Hal ini merupakan perkembangan yang baik dan patut terus dikawal. Namun, perkembagan draft ini sayangnya secara keseluruhan tidak dipublikasikan ke masyarakat, yang dipublikasikan melainkan draft RKUHP September 2019 dengan rumusan lama yang pada 2 tahun lalu, yang belum ada ketentuan ayat (4) tersebut di atas.

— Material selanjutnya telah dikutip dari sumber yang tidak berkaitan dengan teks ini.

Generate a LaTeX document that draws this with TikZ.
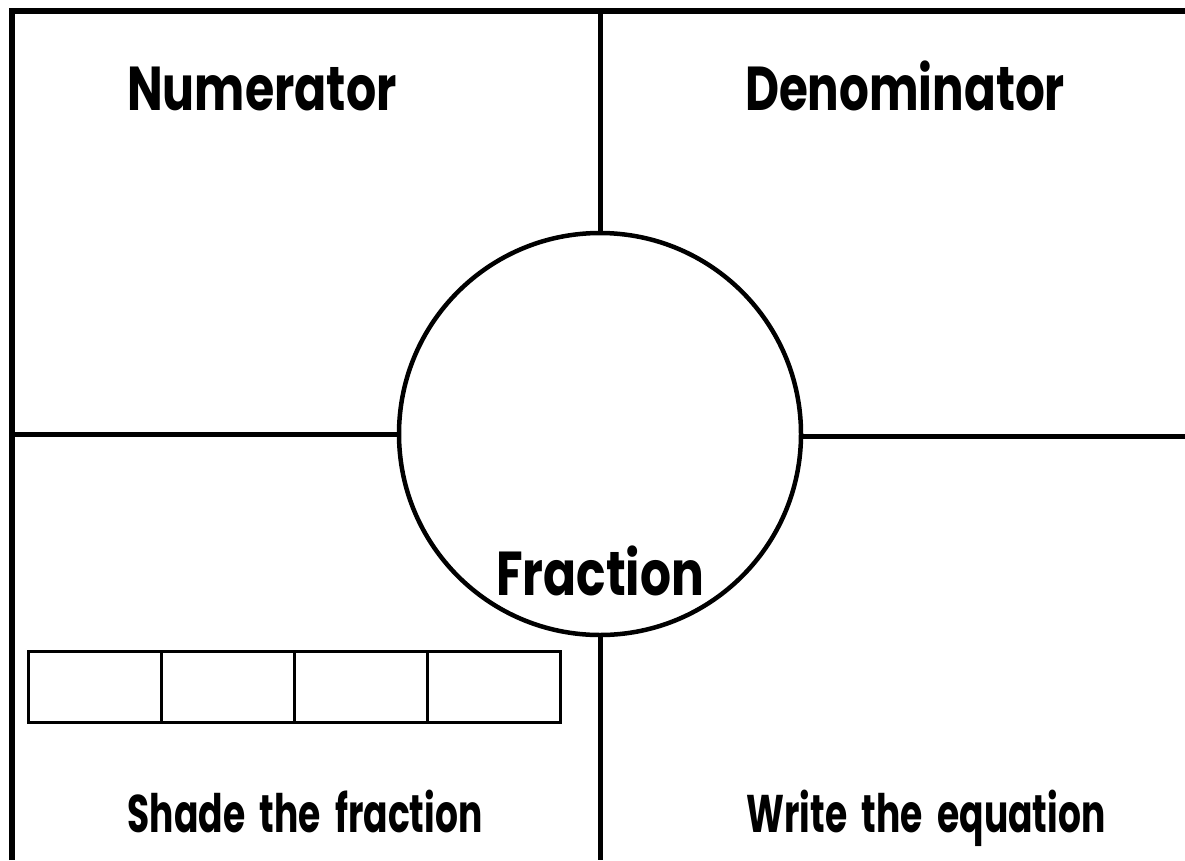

Hal ini menimbulkan ketidakjelasan pengaturan dan ketidakterbukaan pemerintah dalam pembahasan RKUHP yang menyangkut hidup para perempuan dan kepastian apakah akan perbaikan perumusan tersebut.

Atas hal ini, JAPA Sumbar menuntut agar Pemerintah sebagai pemegang draft RKUHP saat ini untuk kembali meninjau dan melakukan perbaikan pada rumusan RKUHP, karena RKUHP masih berpotensi memberikan diskriminasi terhadap perempuan.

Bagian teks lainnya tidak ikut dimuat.